I’m considering the implications of not making payments on my car loan. What are the potential consequences I could face if I decide to stop paying? I’m particularly interested in understanding how it might affect my credit score, any potential repossession of the vehicle, and any legal actions that could arise from defaulting on the loan.

If you stop paying your car loan, the first direct impact is on your credit score—it’ll take a hit once the lender reports missed payments, negatively affecting your creditworthiness for future loans or credit cards. Typically, after 30 days of non-payment, you’ll see a decline, and it worsens every subsequent month. Repossession is another concern; lenders can legally reclaim the vehicle since it’s backing your loan. Depending on your state, this might happen sooner than you expect, sometimes within 90 days of default. They can sell the car and will bill you for the deficiency - the difference between what you owe and what they get in the sale. Some lenders may pursue legal action for this deficiency balance or for collections fees. If you’re thinking of defaulting, it’s crucial to communicate with your lender first; they might offer deferment or a modified payment plan to temporarily ease your burden.

Stopping payments can definitely set off a chain reaction with some pretty tough consequences. Besides the drop in credit score and possible repossession of your vehicle, which a lot of people mentioned already, you might also face increasing anxiety from persistently contacting creditors or collection agencies.

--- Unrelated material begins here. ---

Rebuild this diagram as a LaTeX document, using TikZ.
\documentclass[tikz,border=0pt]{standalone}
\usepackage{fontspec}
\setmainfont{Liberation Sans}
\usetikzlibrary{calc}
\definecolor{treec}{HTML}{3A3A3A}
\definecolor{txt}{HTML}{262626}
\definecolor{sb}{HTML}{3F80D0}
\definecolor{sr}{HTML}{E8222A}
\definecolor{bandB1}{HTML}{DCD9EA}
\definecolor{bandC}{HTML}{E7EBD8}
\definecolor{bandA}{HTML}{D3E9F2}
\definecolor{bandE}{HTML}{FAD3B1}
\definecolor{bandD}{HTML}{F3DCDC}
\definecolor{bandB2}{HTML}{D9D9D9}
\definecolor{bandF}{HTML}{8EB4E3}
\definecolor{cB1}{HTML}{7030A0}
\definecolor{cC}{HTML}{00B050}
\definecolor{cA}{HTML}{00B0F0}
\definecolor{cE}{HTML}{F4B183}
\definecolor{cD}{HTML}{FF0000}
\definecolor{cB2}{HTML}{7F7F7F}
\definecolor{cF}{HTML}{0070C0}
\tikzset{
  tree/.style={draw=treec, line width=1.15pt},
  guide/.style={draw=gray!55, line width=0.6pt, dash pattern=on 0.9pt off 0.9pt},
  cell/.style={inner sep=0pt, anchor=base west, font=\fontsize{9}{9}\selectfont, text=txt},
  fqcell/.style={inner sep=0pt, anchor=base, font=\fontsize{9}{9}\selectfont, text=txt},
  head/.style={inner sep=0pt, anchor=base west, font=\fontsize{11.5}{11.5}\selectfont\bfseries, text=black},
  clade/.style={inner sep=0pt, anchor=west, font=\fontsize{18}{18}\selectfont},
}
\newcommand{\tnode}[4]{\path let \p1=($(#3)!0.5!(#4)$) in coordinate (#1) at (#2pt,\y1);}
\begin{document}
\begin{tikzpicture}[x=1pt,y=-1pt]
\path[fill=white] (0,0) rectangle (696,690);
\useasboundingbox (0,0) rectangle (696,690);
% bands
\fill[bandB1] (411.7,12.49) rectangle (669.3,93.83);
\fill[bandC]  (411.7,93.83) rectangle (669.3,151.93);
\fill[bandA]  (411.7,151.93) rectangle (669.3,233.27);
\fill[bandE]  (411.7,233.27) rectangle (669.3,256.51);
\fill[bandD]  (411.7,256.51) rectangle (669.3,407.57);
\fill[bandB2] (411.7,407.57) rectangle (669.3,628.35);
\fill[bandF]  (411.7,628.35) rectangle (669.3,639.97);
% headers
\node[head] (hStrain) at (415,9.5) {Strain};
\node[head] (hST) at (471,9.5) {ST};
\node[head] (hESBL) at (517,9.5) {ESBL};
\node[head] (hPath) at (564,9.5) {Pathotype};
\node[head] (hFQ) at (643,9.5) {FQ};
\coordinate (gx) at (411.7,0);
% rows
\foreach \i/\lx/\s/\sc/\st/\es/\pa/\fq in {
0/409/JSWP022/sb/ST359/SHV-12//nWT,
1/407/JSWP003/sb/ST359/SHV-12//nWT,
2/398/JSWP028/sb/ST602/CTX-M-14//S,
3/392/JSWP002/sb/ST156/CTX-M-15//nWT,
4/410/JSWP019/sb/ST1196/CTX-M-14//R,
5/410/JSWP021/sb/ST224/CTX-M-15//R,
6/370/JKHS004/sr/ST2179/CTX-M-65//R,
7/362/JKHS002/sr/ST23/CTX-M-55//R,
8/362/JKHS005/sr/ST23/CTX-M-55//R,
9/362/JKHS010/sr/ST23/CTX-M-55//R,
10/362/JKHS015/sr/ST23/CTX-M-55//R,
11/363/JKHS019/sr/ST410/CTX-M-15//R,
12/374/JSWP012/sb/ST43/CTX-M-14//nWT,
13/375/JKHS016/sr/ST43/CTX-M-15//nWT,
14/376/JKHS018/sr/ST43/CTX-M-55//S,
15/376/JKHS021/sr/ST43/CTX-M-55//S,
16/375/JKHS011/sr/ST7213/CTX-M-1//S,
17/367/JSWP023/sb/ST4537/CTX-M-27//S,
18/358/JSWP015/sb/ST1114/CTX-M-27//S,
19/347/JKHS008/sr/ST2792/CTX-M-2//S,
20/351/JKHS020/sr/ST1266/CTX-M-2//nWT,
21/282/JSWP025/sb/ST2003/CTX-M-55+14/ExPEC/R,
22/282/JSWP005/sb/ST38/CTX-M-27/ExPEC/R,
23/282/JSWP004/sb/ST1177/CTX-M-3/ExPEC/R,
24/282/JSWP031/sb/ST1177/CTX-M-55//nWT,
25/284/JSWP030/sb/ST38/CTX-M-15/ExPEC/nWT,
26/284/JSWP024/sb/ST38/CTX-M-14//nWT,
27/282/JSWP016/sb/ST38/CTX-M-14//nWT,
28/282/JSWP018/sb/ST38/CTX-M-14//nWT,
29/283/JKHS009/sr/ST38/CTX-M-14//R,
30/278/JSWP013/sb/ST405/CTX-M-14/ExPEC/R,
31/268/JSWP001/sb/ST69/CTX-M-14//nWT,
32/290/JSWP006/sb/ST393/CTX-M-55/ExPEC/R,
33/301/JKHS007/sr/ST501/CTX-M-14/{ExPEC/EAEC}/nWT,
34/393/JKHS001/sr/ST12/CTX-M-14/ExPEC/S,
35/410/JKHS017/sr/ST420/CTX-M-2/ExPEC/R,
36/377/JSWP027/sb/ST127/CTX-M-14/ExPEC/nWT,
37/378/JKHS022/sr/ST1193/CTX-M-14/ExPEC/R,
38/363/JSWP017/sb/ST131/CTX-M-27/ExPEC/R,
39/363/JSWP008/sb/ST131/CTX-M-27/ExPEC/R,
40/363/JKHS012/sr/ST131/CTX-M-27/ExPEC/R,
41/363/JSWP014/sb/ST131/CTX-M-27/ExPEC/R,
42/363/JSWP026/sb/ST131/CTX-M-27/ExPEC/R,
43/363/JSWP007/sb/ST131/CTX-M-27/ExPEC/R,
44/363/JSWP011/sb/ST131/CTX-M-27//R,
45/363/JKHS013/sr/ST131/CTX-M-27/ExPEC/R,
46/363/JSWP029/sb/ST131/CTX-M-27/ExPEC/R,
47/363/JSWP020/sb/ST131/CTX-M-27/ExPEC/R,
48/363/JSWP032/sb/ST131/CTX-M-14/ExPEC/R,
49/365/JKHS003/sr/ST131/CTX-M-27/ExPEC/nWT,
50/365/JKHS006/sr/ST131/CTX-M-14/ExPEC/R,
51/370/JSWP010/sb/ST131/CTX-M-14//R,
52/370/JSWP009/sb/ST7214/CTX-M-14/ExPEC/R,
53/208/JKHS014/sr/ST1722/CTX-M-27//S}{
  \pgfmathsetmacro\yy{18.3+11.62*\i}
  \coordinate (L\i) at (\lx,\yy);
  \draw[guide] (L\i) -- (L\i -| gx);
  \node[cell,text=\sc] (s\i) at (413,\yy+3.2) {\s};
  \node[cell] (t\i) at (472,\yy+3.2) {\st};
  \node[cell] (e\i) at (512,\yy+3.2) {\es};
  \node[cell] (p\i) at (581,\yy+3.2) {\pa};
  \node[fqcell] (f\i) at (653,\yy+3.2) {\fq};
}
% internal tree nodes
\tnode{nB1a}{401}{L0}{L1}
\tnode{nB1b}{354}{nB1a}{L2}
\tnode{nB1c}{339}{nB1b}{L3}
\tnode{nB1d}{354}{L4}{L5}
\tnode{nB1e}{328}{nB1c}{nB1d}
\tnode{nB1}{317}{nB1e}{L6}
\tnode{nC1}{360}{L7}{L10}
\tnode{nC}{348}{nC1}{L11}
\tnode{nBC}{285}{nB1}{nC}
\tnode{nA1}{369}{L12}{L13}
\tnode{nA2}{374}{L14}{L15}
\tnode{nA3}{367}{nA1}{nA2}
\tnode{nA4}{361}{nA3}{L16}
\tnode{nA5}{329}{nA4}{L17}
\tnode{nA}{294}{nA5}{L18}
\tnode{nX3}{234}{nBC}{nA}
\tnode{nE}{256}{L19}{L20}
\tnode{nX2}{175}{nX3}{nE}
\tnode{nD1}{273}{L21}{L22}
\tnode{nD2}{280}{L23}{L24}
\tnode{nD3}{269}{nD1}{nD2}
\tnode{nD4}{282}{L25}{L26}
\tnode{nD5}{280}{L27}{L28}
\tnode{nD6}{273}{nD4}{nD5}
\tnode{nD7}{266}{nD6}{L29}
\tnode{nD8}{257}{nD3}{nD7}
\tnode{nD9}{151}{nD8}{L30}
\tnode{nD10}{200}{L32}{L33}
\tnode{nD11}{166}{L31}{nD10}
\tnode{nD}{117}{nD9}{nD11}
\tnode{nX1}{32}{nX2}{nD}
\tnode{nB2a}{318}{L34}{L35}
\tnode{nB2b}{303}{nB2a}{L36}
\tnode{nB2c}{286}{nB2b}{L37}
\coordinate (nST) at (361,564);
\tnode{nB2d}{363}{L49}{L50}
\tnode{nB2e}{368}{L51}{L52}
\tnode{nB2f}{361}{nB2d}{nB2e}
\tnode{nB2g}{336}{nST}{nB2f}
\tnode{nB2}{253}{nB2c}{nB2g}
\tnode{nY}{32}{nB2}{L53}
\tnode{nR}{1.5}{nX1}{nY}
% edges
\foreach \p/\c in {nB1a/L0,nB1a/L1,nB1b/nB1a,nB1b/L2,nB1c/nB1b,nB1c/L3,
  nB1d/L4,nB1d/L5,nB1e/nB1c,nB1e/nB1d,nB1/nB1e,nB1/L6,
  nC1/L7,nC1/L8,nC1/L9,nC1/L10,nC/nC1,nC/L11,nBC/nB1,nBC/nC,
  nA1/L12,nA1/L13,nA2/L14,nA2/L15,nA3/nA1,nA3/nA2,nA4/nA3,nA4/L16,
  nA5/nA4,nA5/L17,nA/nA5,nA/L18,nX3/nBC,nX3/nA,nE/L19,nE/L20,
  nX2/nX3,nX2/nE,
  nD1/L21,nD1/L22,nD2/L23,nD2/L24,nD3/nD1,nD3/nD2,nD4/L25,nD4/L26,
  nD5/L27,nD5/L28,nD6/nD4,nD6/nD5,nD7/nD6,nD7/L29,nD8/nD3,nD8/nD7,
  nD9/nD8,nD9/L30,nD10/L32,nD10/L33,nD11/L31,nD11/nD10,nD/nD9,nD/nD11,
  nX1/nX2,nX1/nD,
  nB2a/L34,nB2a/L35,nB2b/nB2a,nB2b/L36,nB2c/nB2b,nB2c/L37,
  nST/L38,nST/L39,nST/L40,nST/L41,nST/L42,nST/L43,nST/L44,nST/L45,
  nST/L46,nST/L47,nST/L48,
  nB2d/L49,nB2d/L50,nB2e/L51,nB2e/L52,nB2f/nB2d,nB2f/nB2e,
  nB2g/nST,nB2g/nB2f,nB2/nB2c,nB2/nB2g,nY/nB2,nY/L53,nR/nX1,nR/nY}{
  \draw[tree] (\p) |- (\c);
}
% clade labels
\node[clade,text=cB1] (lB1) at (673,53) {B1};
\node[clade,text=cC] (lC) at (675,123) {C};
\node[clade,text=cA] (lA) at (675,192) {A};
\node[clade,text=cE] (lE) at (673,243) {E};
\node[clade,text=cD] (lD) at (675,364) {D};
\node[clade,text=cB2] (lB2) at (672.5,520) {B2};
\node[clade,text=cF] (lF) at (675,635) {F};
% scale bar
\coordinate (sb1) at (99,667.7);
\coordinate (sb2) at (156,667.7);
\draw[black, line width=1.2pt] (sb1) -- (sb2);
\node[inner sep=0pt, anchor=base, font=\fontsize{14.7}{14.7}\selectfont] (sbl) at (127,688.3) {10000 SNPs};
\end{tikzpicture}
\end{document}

They can be super aggressive at times. Plus, even after repossession, you might still be on the hook for the balance if the car sells for less than the loan amount. There’s usually some room to maneuver if you get in touch with the lender early on, so it might be worth seeing what options are available – maybe refinancing or a temporary reduction in payments could help. But yeah, definitely not a situation anyone wants to be in if it can be avoided.

The impact of missing car loan payments can be tougher than expected, especially with the way lenders have been tightening the screws these days :grimacing:. With interest rates climbing, lenders are far less forgiving, both in terms of grace periods and negotiating terms. Once you’re delinquent, it doesn’t just stop at repossession. Your vehicle becomes what’s called a ‘repossession asset,’ and lenders are getting more efficient at liquidating these. State laws can dictate how quickly this happens, but a trend I’ve noticed is quicker turnaround due to financial institutions trying to salvage as much value as they can from the asset. On top of that, with higher repo rates in general lately, auctions aren’t fetching the same prices as a couple of years back, which means that the deficiency balances are growing. If you approach your lender early, sometimes they might offer options like skipping a payment or partial claims, depending on your history and the loan terms. Always worth trying to negotiate before it gets too drastic!"

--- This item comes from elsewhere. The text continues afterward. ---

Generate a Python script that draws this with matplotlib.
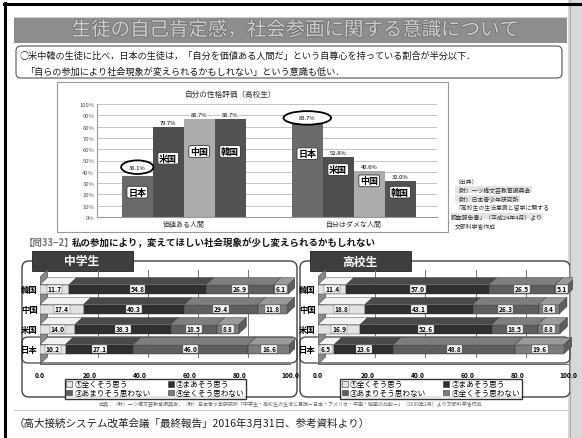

Defaulting on your car loan can lead to several serious issues beyond just a dip in your credit score or the stress of repossession. If your vehicle is repoed, you’re not just losing your means of transport; you’re also losing a lot of money. This is because the lender will sell the car, often at a wholesale price or auction, which typically won’t cover the full loan amount. This leaves you owing a deficiency balance—potentially thousands you’d still have to repay. Additionally, many don’t consider that repossession and debt collection can bring legal headaches. If you’re sued for the deficiency balance and lose, your wages could potentially be garnished or a lien placed on other assets. Every missed payment compounds the problem, so always explore alternatives like refinancing or working out an arrangement with your lender before things spiral.

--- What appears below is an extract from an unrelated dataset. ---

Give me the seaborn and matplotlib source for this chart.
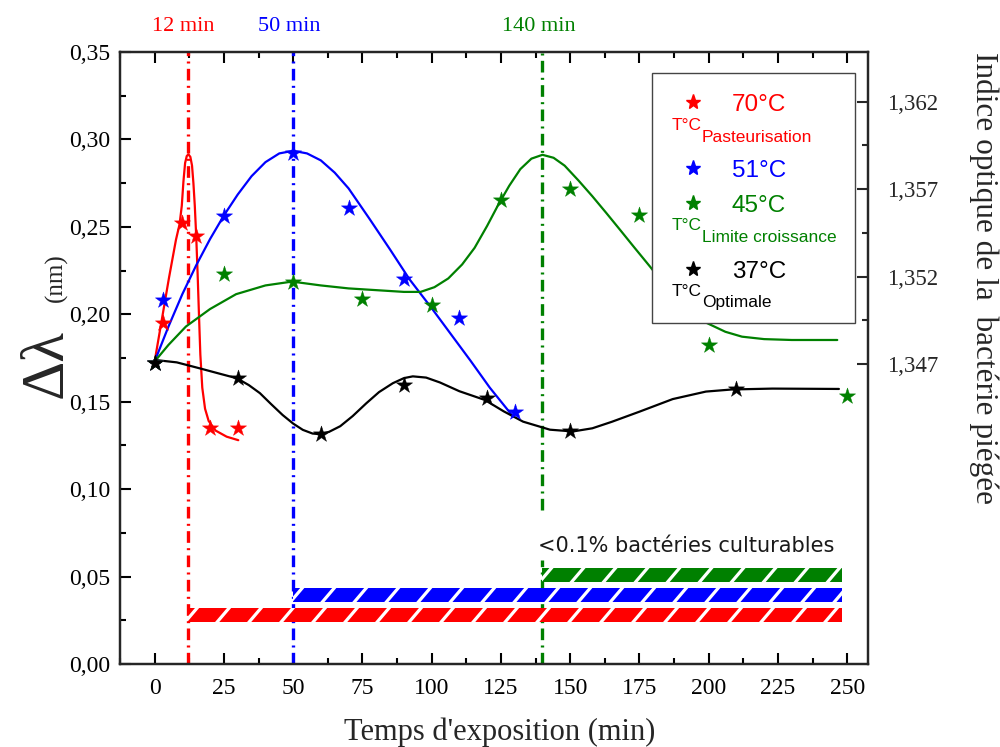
import numpy as np
import matplotlib
matplotlib.use('Agg')
import matplotlib.pyplot as plt
import matplotlib.transforms as mtransforms
from matplotlib.patches import Rectangle
from matplotlib.ticker import MultipleLocator, FixedLocator, FuncFormatter
import seaborn as sns

# measured points (stars)
t70 = [0, 3, 10, 15, 20, 30]
d70 = [0.172, 0.195, 0.252, 0.245, 0.135, 0.135]
t51 = [0, 3, 25, 50, 70, 90, 110, 130]
d51 = [0.172, 0.208, 0.256, 0.2925, 0.261, 0.220, 0.198, 0.144]
t45 = [0, 25, 50, 75, 100, 125, 150, 175, 200, 250]
d45 = [0.172, 0.223, 0.2185, 0.209, 0.2055, 0.2655, 0.2715, 0.2565, 0.1825, 0.1535]
t37 = [0, 30, 60, 90, 120, 150, 210]
d37 = [0.172, 0.1635, 0.1315, 0.1595, 0.152, 0.1333, 0.1573]

# fitted curves
fit70_t = [0, 2.6, 5.2, 7.7, 9.0, 9.8, 10.4, 11.0, 11.6, 12.2, 12.9, 13.5, 14.0, 14.5,
           15.0, 15.5, 16.0, 16.5, 17.2, 18.2, 19.5, 22.0, 26.0, 30.2]
fit70_d = [0.173, 0.197, 0.221, 0.2426, 0.2515, 0.262, 0.276, 0.2865, 0.2905, 0.2915, 0.2900,
           0.285, 0.275, 0.262, 0.245, 0.224, 0.200, 0.177, 0.158, 0.146, 0.139, 0.1335, 0.130, 0.128]
fit51_t = [0, 5, 10, 15, 20, 25, 30, 35, 40, 45, 50, 55, 60, 65, 70, 77.6, 85, 92, 100,
           107, 114, 121, 129.4]
fit51_d = [0.173, 0.193, 0.2115, 0.228, 0.243, 0.2565, 0.2685, 0.279, 0.287, 0.292, 0.2935,
           0.292, 0.288, 0.281, 0.272, 0.2545, 0.237, 0.220, 0.2035, 0.1885, 0.1735, 0.158, 0.1415]
fit45_t = [0, 5, 11.3, 20, 29.4, 40, 49.6, 60, 70, 80, 90, 96, 101, 106, 111, 115.5, 120,
           124, 128, 132, 136, 140, 144, 148, 153, 158, 163, 168, 173, 178.8, 185, 191, 196,
           200, 206, 212, 220, 230, 246.4]
fit45_d = [0.173, 0.1825, 0.193, 0.203, 0.2115, 0.2165, 0.2187, 0.2165, 0.2148, 0.2138,
           0.2128, 0.2128, 0.2155, 0.2205, 0.2285, 0.238, 0.2505, 0.2625, 0.2735, 0.283,
           0.289, 0.2912, 0.2895, 0.285, 0.2765, 0.2675, 0.258, 0.2483, 0.2385, 0.2273,
           0.215, 0.204, 0.1975, 0.1945, 0.190, 0.1872, 0.1858, 0.1853, 0.1853]
fit37_t = [0, 8, 16, 24, 29.7, 34, 38, 42, 46.2, 50, 53.5, 57, 60, 63, 67, 71.5, 76.4, 81,
           86, 90, 93.2, 98, 103, 110, 119.2, 126, 133, 142.7, 151, 158, 165, 175, 187, 199,
           208.4, 223, 247]
fit37_d = [0.1739, 0.1725, 0.1692, 0.1658, 0.1634, 0.1595, 0.1549, 0.1487, 0.1424, 0.1375,
           0.1339, 0.1318, 0.1314, 0.1328, 0.136, 0.1418, 0.1491, 0.1555, 0.1606, 0.1635,
           0.1645, 0.1638, 0.161, 0.156, 0.151, 0.1445, 0.1386, 0.134, 0.133, 0.1348, 0.1385,
           0.1443, 0.1515, 0.1558, 0.157, 0.1575, 0.1573]

# inactivation times and "<0.1% culturables" bars
kill_t = [12, 50, 140]
kill_labels = ['12 min', '50 min', '140 min']
bar_start = [12, 50, 140]
bar_end = 248
bar_y = [0.028, 0.0395, 0.051]
bar_h = 0.0078

right_ticks = [1.347, 1.352, 1.357, 1.362]

RED, BLUE, GREEN, BLACK = '#ff0000', '#0000ff', '#008000', '#000000'
cols = [RED, BLUE, GREEN]

sns.set_theme(style='ticks')
plt.rcParams['font.family'] = ['Liberation Serif', 'DejaVu Serif']
plt.rcParams['axes.linewidth'] = 1.6

fig = plt.figure(figsize=(10, 7.47), dpi=100)
ax = fig.add_axes([0.12, 0.1111, 0.748, 0.8193])
XL = (-12.5, 257.5)
YL = (0, 0.35)

# vertical dash-dot lines (green one is interrupted by the caption)
dd = (3.5, 1.6, 0.6, 1.6)
ax.axvline(kill_t[0], color=RED, lw=2.4, dashes=dd, zorder=1)
ax.axvline(kill_t[1], color=BLUE, lw=2.4, dashes=dd, zorder=1)
ax.axvline(kill_t[2], color=GREEN, lw=2.4, dashes=dd, zorder=1, ymax=0.17)
ax.axvline(kill_t[2], color=GREEN, lw=2.4, dashes=dd, zorder=1, ymin=0.252)

# curves
for tt, yy, c in [(fit70_t, fit70_d, RED), (fit51_t, fit51_d, BLUE),
                  (fit45_t, fit45_d, GREEN), (fit37_t, fit37_d, BLACK)]:
    sns.lineplot(x=tt, y=yy, color=c, lw=1.6, sort=False, estimator=None, ax=ax, zorder=2)

# stars
for tt, yy, c in [(t70, d70, RED), (t51, d51, BLUE), (t45, d45, GREEN), (t37, d37, BLACK)]:
    sns.scatterplot(x=tt, y=yy, marker='*', s=150, color=c, edgecolor=c, linewidth=0.3,
                    ax=ax, zorder=5)

ax.set_xlim(*XL)
ax.set_ylim(*YL)

# hatched bars
bars = ax.barh(bar_y, [bar_end - s for s in bar_start], left=bar_start, height=bar_h,
               color=cols, linewidth=0, zorder=3)
ax_w_px = 0.748 * 1000
ax_h_px = 0.8193 * 747
dpx_x = (XL[1] - XL[0]) / ax_w_px
dpx_y = (YL[1] - YL[0]) / ax_h_px
for p in bars.patches:
    x0, y0 = p.get_x(), p.get_y()
    x1, y1 = x0 + p.get_width(), y0 + p.get_height()
    hp = (y1 - y0) / dpx_y
    dx = hp * 0.85 * dpx_x
    step = 32 * dpx_x
    for xs in np.arange(x0 - 1.5 * dx + 9 * dpx_x, x1 + step, step):
        ln, = ax.plot([xs, xs + 2 * dx], [y0 - (y1 - y0) / 2, y1 + (y1 - y0) / 2],
                      color='white', lw=2.3, solid_capstyle='butt', zorder=4)
        ln.set_clip_path(p)

ax.text(138.5, 0.0675, '<0.1% bactéries culturables', family='DejaVu Sans', fontsize=15,
        color='#1a1a1a', ha='left', va='center', zorder=6)

# top labels
trans = mtransforms.blended_transform_factory(ax.transData, ax.transAxes)
for v, lab, c in zip(kill_t, kill_labels, cols):
    ax.text(v - 1.5, 1.041, lab, color=c, fontsize=16, ha='center', va='center',
            transform=trans)

# axes styling
fmt2 = FuncFormatter(lambda v, p: f'{v:.2f}'.replace('.', ','))
ax.xaxis.set_major_locator(MultipleLocator(25))
ax.xaxis.set_minor_locator(MultipleLocator(12.5))
ax.yaxis.set_major_locator(MultipleLocator(0.05))
ax.yaxis.set_minor_locator(MultipleLocator(0.025))
ax.yaxis.set_major_formatter(fmt2)
ax.tick_params(which='both', direction='in', top=True, right=False, width=1.5,
               labelsize=17, colors='black')
ax.tick_params(which='major', length=8)
ax.tick_params(which='minor', length=4.5)
ax.tick_params(axis='x', pad=10)
ax.tick_params(axis='y', pad=7)
ax.set_xlabel('')
ax.set_ylabel('')
for s in ax.spines.values():
    s.set_linewidth(1.6)
    s.set_color('black')

# right axis: optical index
ax2 = ax.twinx()
ax2.set_ylim(1.32984, 1.36484)
ax2.yaxis.set_major_locator(FixedLocator(right_ticks))
ax2.yaxis.set_minor_locator(FixedLocator([t + 0.0025 for t in right_ticks[:-1]]))
ax2.yaxis.set_major_formatter(FuncFormatter(lambda v, p: f'{v:.3f}'.replace('.', ',')))
ax2.tick_params(which='both', direction='in', width=1.5, labelsize=16.5, pad=14)
ax2.tick_params(which='major', length=8)
ax2.tick_params(which='minor', length=4.5)
for s in ax2.spines.values():
    s.set_linewidth(1.6)

# legend, built by hand
ax.add_patch(Rectangle((0.711, 0.557), 0.272, 0.409, transform=ax.transAxes, fc='white',
                       ec='#444444', lw=1.0, zorder=7))
leg = [(RED, '70°C', 0.919, 0.9044, 'Pasteurisation', 0.8725, 0.8534),
       (BLUE, '51°C', 0.810, 0.7953, None, None, None),
       (GREEN, '45°C', 0.754, 0.7391, 'Limite croissance', 0.7092, 0.6895),
       (BLACK, '37°C', 0.645, 0.6302, 'Optimale', 0.6013, 0.5833)]
for c, lab, ys, yb, sub, yt, ysub in leg:
    ax.plot([0.766], [ys], marker='*', ms=11, color=c, mec=c, ls='none',
            transform=ax.transAxes, zorder=8)
    ax.text(0.818, yb, lab, color=c, fontsize=17.5, family='Liberation Sans',
            ha='left', va='baseline', transform=ax.transAxes, zorder=8)
    if sub:
        ax.text(0.737, yt, 'T°C', color=c, fontsize=12.5, family='Liberation Sans',
                ha='left', va='baseline', transform=ax.transAxes, zorder=8)
        ax.text(0.778, ysub, sub, color=c, fontsize=12.5, family='Liberation Sans',
                ha='left', va='baseline', transform=ax.transAxes, zorder=8)

# axis titles
fig.text(0.5, 1 - 732 / 747, "Temps d'exposition (min)", fontsize=22, ha='center', va='center')
fig.text(0.984, 1 - 278 / 747, 'Indice optique de la  bactérie piégée', fontsize=22.5,
         rotation=270, ha='center', va='center')
fig.text(0.062, 1 - 398 / 747, 'Δλ', fontsize=44, rotation=90, rotation_mode='anchor',
         ha='left', va='baseline')
fig.text(0.062, 1 - 302 / 747, '(nm)', fontsize=18, rotation=90, rotation_mode='anchor',
         ha='left', va='baseline')

fig.savefig('out.png', dpi=100)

I feel like communicating with your lender is probably the most underrated advice in these situations. Stopping payments can really mess things up, not just your credit score but overall financial peace. If you get ahead of it and reach out to your lender early, sometimes they can be surprisingly cooperative. They might not be able to erase the debts, but sometimes they have programs to help with short-term issues, like deferring payments or adjusting your payment schedule temporarily. They do know circumstances change and not everyone is just skipping out intentionally, so some might be willing to help. I get that it’s not a sure-shot fix but having that conversation is usually better than waiting for things to get worse.